Written problem: Copy the lines from the start of the records below through the line containing "['96.1', '196.8', '296.7', '395.2', '497.7', '596.2'];", both included, and leave out the pictures.

* Start Data entries *

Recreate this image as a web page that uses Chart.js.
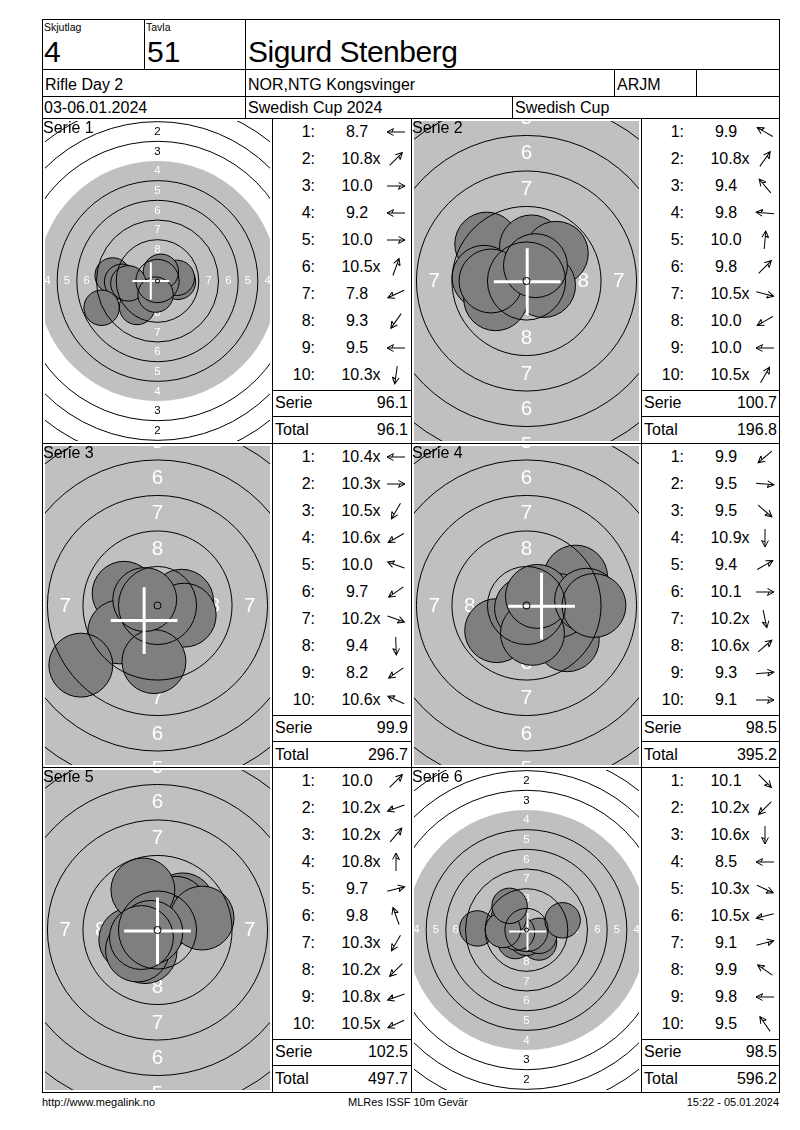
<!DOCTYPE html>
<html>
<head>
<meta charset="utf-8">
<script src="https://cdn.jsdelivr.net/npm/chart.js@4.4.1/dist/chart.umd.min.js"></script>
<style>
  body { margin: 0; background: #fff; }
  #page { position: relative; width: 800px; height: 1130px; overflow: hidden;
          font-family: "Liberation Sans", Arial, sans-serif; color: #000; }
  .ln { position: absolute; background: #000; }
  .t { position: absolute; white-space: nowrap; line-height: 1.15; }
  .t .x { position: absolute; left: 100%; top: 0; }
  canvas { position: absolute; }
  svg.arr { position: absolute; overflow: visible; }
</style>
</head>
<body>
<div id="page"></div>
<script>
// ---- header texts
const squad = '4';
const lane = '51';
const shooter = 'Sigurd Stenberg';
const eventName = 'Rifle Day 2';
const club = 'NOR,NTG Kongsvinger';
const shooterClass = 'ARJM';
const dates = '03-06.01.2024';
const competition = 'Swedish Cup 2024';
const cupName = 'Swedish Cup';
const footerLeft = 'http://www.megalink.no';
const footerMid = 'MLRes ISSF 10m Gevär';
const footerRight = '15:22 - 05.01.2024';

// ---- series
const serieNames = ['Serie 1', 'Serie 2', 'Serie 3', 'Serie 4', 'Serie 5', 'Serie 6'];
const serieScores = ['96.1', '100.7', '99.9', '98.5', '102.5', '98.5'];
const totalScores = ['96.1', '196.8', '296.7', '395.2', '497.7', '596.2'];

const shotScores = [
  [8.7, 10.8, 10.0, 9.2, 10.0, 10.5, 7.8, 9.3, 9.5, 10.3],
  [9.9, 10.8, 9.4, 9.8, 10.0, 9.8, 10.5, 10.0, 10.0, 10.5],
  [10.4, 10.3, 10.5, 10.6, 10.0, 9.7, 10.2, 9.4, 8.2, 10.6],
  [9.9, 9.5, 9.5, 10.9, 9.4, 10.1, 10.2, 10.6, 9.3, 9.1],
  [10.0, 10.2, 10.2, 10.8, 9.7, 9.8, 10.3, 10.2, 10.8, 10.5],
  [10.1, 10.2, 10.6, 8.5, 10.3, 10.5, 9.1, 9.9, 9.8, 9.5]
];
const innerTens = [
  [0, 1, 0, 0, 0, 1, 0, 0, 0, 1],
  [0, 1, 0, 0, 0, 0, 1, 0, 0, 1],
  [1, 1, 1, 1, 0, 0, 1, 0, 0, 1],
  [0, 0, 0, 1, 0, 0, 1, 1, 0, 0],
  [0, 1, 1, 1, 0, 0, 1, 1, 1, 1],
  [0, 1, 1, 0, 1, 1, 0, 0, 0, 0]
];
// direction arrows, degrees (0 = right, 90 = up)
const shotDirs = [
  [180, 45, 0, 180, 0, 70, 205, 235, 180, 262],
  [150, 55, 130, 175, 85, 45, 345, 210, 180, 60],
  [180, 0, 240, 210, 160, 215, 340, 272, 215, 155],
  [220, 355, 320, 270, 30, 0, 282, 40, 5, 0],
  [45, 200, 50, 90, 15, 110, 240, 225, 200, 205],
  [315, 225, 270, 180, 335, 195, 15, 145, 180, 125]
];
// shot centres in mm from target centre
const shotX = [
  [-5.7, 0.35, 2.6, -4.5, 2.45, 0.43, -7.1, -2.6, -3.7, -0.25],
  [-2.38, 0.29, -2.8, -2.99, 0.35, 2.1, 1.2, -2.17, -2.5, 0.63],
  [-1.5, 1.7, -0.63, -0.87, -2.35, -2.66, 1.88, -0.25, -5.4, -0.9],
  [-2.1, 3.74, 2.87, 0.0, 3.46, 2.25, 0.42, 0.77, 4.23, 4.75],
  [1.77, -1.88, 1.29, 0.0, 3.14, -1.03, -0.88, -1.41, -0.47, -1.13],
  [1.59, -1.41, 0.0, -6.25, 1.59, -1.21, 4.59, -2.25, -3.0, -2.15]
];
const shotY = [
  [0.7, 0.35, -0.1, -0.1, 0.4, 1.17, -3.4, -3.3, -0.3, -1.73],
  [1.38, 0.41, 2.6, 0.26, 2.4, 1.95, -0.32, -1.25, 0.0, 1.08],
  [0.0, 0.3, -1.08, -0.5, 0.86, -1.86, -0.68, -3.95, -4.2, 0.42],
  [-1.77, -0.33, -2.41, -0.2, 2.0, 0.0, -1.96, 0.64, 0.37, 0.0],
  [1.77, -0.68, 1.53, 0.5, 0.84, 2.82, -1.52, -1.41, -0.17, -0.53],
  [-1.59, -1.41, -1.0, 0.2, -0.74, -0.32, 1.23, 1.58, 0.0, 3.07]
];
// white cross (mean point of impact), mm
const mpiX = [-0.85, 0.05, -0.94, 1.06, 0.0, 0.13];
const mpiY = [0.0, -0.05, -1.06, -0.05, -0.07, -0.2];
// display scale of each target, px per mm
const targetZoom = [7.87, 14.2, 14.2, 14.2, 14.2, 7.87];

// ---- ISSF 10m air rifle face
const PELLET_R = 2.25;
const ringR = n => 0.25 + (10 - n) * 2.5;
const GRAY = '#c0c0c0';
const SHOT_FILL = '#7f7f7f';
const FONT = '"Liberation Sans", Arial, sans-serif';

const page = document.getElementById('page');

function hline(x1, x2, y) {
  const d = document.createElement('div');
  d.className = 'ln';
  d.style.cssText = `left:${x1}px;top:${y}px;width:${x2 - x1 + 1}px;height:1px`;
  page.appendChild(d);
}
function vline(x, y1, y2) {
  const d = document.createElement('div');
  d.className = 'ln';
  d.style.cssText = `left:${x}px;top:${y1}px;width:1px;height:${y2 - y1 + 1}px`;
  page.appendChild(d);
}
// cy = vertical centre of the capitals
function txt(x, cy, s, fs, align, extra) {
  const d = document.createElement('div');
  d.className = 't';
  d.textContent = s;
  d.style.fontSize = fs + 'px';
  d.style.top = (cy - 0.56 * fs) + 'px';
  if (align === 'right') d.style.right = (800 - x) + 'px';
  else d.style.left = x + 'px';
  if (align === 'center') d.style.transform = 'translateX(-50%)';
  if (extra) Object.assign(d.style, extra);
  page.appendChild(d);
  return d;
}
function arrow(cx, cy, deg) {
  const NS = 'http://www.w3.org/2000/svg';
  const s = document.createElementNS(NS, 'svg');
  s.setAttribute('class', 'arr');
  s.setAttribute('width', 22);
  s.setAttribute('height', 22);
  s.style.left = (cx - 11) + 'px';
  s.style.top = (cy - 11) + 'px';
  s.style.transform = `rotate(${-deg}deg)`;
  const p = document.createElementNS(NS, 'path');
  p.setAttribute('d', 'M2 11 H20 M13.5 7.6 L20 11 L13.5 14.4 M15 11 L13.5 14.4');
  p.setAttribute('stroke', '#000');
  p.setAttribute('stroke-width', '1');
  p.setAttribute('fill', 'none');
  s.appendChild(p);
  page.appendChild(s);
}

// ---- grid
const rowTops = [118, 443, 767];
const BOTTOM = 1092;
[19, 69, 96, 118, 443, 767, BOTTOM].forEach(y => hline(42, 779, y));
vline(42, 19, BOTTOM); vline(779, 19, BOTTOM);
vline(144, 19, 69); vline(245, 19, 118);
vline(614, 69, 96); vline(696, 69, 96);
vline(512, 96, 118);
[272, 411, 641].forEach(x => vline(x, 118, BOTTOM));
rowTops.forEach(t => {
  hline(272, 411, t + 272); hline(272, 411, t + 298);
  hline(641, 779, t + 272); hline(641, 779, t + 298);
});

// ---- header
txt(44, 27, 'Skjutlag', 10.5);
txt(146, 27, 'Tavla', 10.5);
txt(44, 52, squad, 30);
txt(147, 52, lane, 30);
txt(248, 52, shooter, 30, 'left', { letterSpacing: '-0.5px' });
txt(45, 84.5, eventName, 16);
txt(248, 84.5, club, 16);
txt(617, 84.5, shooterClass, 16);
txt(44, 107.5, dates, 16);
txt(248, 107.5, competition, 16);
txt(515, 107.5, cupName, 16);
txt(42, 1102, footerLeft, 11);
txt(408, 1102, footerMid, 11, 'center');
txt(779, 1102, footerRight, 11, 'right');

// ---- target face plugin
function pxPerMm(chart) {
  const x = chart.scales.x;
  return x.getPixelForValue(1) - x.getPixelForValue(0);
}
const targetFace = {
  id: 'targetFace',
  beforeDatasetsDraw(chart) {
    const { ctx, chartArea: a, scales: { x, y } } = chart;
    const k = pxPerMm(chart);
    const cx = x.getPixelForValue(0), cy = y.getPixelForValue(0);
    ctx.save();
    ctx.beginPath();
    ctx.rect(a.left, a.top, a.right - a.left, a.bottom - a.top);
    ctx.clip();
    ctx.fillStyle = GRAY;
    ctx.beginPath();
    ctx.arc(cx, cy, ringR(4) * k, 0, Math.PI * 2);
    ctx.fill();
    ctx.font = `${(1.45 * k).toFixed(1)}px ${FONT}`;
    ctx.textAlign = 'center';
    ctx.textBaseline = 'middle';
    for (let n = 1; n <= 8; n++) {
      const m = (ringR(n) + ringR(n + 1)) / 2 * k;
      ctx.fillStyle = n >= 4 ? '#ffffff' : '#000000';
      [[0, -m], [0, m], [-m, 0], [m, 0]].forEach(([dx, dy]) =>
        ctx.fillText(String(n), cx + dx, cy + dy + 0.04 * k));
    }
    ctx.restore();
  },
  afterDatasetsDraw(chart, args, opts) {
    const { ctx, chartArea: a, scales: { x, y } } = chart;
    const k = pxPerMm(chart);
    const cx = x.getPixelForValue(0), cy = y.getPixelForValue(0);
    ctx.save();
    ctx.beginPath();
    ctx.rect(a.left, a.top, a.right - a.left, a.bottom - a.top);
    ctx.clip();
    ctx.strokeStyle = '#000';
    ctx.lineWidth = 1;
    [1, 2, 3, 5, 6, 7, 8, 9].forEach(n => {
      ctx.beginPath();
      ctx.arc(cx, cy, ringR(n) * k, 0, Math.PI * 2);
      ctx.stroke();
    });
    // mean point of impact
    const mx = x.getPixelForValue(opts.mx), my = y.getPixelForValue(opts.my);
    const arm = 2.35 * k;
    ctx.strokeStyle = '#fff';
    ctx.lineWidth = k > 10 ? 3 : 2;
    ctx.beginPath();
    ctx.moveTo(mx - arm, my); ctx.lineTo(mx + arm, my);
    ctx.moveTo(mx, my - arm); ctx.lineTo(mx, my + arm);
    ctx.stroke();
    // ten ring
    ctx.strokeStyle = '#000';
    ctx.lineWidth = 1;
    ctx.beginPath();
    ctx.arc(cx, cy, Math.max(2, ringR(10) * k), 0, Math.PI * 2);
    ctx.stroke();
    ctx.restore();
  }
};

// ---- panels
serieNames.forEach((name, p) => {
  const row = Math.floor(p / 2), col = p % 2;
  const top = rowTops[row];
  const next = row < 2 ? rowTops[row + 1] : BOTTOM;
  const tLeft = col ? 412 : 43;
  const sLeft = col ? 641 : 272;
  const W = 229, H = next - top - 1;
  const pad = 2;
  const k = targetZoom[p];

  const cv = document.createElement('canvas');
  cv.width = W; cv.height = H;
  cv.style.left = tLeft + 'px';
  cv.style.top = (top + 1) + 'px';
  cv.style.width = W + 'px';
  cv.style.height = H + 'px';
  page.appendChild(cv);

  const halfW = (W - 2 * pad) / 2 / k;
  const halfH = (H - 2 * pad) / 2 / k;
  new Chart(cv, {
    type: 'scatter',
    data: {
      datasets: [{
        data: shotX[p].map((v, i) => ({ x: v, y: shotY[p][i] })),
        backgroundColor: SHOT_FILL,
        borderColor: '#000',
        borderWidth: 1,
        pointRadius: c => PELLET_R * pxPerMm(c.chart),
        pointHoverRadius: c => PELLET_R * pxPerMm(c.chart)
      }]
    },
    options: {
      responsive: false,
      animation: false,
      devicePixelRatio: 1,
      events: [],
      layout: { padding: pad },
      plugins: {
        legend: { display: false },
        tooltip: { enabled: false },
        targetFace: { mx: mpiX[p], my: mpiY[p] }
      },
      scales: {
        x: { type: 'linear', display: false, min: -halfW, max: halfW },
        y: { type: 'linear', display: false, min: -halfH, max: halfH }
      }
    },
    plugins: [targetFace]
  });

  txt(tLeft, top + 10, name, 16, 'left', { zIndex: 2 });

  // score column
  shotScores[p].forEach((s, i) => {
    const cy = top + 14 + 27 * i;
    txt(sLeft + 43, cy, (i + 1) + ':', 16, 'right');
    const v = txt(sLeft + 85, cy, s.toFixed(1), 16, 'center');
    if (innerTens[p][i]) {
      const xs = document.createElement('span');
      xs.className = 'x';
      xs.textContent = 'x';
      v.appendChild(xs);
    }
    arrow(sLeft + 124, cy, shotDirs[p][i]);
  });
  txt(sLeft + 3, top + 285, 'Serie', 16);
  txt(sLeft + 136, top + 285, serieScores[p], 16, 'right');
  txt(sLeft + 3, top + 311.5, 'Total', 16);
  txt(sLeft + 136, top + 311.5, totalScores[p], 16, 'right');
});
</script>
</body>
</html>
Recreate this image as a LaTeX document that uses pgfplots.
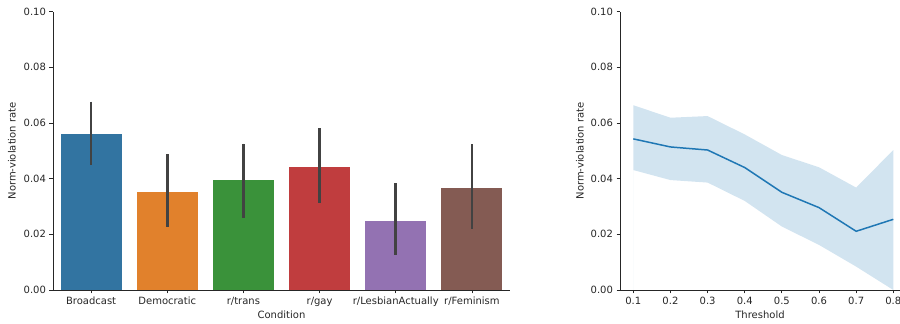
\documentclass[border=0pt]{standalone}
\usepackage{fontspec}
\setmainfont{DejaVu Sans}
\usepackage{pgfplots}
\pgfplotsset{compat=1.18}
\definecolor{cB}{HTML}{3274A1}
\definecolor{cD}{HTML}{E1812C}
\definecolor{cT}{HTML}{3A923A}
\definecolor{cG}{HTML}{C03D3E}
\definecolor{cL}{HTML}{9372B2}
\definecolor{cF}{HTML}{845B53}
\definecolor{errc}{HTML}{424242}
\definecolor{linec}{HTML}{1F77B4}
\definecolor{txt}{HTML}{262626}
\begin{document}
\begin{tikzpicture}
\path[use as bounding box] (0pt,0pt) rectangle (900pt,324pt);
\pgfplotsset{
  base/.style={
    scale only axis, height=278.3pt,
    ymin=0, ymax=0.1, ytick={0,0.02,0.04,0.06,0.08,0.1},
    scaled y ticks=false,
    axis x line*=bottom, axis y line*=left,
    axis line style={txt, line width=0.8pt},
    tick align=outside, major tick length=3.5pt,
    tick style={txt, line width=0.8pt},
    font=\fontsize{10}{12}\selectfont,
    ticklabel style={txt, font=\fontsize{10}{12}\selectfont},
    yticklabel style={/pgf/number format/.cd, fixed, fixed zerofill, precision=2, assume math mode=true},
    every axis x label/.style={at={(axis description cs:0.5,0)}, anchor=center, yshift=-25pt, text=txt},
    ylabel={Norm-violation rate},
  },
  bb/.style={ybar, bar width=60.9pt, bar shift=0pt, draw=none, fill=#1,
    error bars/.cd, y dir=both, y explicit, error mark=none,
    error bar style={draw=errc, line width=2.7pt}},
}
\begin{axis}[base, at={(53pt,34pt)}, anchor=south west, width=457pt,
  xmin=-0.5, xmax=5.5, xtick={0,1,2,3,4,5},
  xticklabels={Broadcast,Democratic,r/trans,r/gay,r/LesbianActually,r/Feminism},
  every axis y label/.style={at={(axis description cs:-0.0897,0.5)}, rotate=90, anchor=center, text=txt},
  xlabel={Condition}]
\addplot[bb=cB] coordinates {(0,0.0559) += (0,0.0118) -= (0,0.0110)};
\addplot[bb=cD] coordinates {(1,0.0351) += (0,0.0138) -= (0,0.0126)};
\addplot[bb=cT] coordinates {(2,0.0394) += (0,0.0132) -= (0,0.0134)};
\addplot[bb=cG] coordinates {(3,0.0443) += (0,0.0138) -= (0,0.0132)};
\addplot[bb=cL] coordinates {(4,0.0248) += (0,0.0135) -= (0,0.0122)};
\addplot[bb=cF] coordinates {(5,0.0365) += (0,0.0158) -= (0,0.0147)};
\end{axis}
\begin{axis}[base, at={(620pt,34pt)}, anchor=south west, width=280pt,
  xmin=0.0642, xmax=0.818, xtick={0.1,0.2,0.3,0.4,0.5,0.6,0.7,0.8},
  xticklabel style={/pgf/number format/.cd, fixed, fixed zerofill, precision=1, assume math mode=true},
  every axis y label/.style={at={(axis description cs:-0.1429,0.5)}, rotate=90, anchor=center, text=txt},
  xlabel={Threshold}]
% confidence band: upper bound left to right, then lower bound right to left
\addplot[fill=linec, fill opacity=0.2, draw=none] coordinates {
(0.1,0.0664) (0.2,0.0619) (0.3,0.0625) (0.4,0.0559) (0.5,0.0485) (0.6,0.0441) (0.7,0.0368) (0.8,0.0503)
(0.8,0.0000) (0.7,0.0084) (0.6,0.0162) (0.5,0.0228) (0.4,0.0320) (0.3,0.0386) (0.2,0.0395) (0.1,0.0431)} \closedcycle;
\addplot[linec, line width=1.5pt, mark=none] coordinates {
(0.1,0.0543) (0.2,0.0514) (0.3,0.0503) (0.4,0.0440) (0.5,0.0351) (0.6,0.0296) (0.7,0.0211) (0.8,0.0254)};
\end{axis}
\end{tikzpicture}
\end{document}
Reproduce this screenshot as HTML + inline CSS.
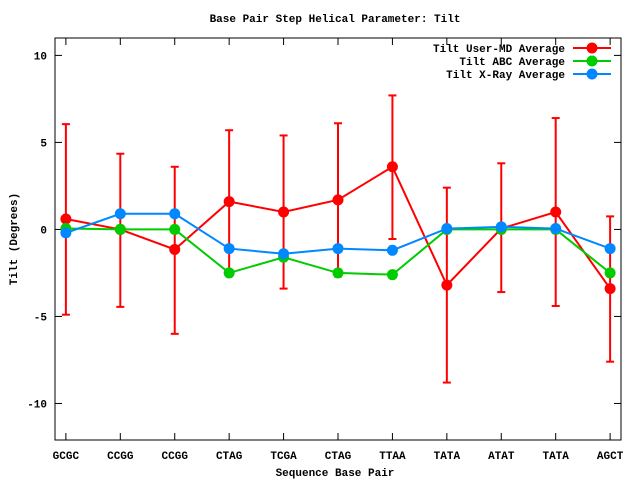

* End Data entries *

Answer in full:
Recreate this image as a web page that uses Chart.js.
<!DOCTYPE html>
<html>
<head>
<meta charset="utf-8">
<script src="https://cdn.jsdelivr.net/npm/chart.js@4.4.1/dist/chart.umd.min.js"></script>
<style>
  body { margin: 0; background: #fff; }
  #page { position: relative; width: 800px; height: 1130px; overflow: hidden;
          font-family: "Liberation Sans", Arial, sans-serif; color: #000; }
  .ln { position: absolute; background: #000; }
  .t { position: absolute; white-space: nowrap; line-height: 1.15; }
  .t .x { position: absolute; left: 100%; top: 0; }
  canvas { position: absolute; }
  svg.arr { position: absolute; overflow: visible; }
</style>
</head>
<body>
<div id="page"></div>
<script>
// ---- header texts
const squad = '4';
const lane = '51';
const shooter = 'Sigurd Stenberg';
const eventName = 'Rifle Day 2';
const club = 'NOR,NTG Kongsvinger';
const shooterClass = 'ARJM';
const dates = '03-06.01.2024';
const competition = 'Swedish Cup 2024';
const cupName = 'Swedish Cup';
const footerLeft = 'http://www.megalink.no';
const footerMid = 'MLRes ISSF 10m Gevär';
const footerRight = '15:22 - 05.01.2024';

// ---- series
const serieNames = ['Serie 1', 'Serie 2', 'Serie 3', 'Serie 4', 'Serie 5', 'Serie 6'];
const serieScores = ['96.1', '100.7', '99.9', '98.5', '102.5', '98.5'];
const totalScores = ['96.1', '196.8', '296.7', '395.2', '497.7', '596.2'];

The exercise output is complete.